Quick Answers to Frequent Questions

  • Are offshore banks always more expensive? Not necessarily. The wrong bank for your pattern is expensive. A well-matched offshore bank plus a fintech can beat a domestic bank for international flows.
  • Should I maintain large minimum balances to waive fees? Only if your opportunity cost is lower than the fees saved. If $50k tied up saves $600/year, that’s a 1.2% “return.” You might do better by keeping that capital productive and paying the fee, or negotiating a lower minimum.
  • Are fees tax-deductible? For businesses, many banking fees are deductible as operating expenses; check local rules and keep itemized statements.
  • Is a personal or corporate account cheaper? Personal accounts often have lower maintenance fees, but corporate accounts can access better FX and local rails. Choose based on actual usage and compliance needs.
  • Can I rely entirely on fintech and skip the bank? Sometimes, but I prefer a dual setup. Banks still offer stability, deposit protection (where available), and services fintechs don’t (e.g., certain trade finance or custody).

Keep a Simple Scorecard

Turn cost control into a habit. Each quarter, track:

  • Blended FX cost: total FX fees + implied spreads divided by total converted volume.
  • Average fee per transaction: total transfer fees divided by number of payments.
  • Monthly account cost: maintenance + compliance/admin fees.
  • Rail utilization: percentage of payments on local rails vs. SWIFT.
  • Minimum-balance breaches: count and cost.

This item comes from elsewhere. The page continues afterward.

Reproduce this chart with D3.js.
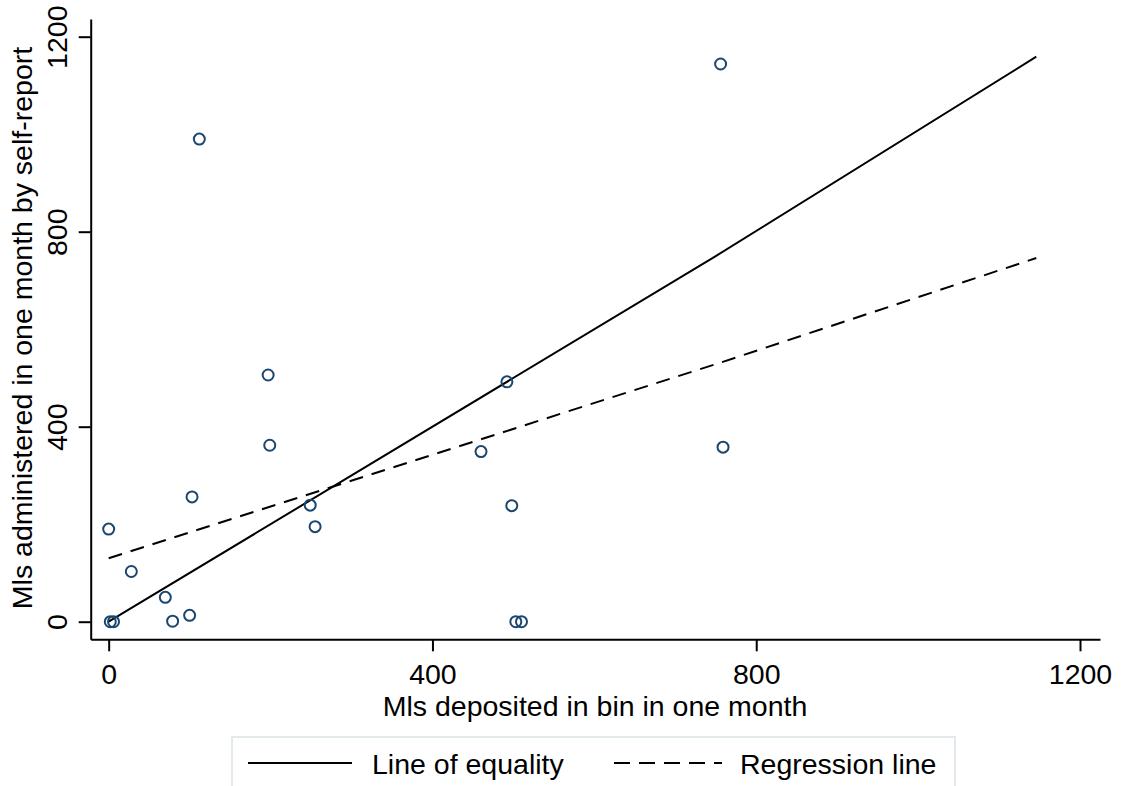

Set triggers. For example: if blended FX cost exceeds 0.9% or SWIFT share rises above 35% for two months, review and adjust. Small course corrections beat big overhauls every year.

A Practical Path Forward

Trim the fat without losing functionality. Start with a clean audit of how you move money, then align the rail, currency, and provider to each flow. Lean on multi-currency accounts for collection, use specialists for conversion, and keep the offshore bank for security and key services. Negotiate using real data. Automate sweeps, set FX rules, and maintain a neat KYC file.

I’ve watched clients cut five figures a year with these steps—no gimmicks, just structure and discipline. Once you implement the foundation, the savings become automatic, and you can focus on what actually grows your wealth or business.